多角的な情報にふれながら、企業の根っこを感じていただく。企業のデザインレギュレーションなどで、コーポレートカラーのカラーパレットを設定しているところが多いかと思います。けっこう多くの色が入っていながら、企業らしさが出ていますよね。それと同じような捉えられ方を、採用広報でもめざせると良いのかなと思いました。
自社“らしさ”は、賛成と反対の境界線上に現れる

――根っこにある自社“らしさ”は、どのように見出せるものでしょうか。
安斎 いろんな方法があると思いますが、グループワークでリフレクション(振り返り)をするのはどうでしょう。以前、あるIT企業の採用サイト制作のお手伝いしたとき、制作前に先方のチーム全員で自社らしさを考えるワークショップを実施しました。
その企業らしさを発揮できたプロジェクトと、そうでないものを取り上げて議論しました。大事なのは、誰もが“自分たちらしい”と感じたものではなく、“らしい”と“らしくない”で意見が分かれるプロジェクトです。この境界線上を語り合うことで“らしさ”が浮かび上がってきます。
この方法は、採用したい人材像を確立するときにも応用できます。採用時は少し不安だったけれど入社したら活躍している人、一見カルチャーフィットしているように映ってもワークしにくい人など、境界がどこにあるのかを模索することで、採用関係者の間で目線がそろうようになるでしょう。
――問いかけの作法を踏まえ、これからの採用をどう捉えるべきか、最後に安斎さんの考えを聞かせてください。
前編で日本の企業の多くは、ファクトリー型組織からワークショップ型組織への転換が求められているという話をしました。この転換を採用や人の観点で見たとき、端的に言えば“仲良くなれるかどうか”が大切なのだと思います。ファクトリー型組織は、階層や役割が明確な分、あまり得意ではない相手とも仕事がいちおう成立するんですよね。ワークショップ型組織だと、そうはいかない。
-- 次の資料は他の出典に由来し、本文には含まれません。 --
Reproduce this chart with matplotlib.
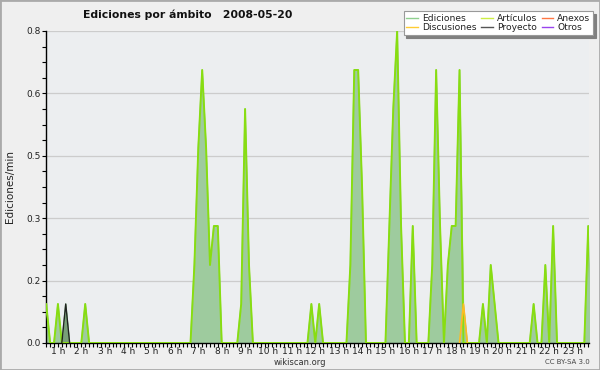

対話を重ね、アイデアを発散し、柔軟に変容しながら組織運営することが求められるのですから。
そうすると、一緒に働く仲間同士で氷山の下の方まで見え、わかり合えている関係のほうが組織はうまく機能するはずです。「友達になれるかな?」というくらいの感覚で求職者と接するほうが、いい採用につながる気がします。スタンスの話なので、実際にはスキルマッチなど現実的な部分も充分に検討する必要はありますが(笑)。
採用に関わる全員が、“友達になれるか”の感覚で求職者と接することが大事です。特に大企業の人事の場合、実際に自分たちが一緒に働くわけではないと、スキルや経歴の一致だけで求職者を判断し、事業部面接に進めるケースがあるのではないでしょうか。それこそファクトリー型の仕事の進め方であり、求職者との相互理解も深まりません。大きな規模の会社であっても同じ船に乗る仲間を探しているのですから、ぜひ問いかけを工夫し、表からは見えない相手の意外な一面を照らしてみてください。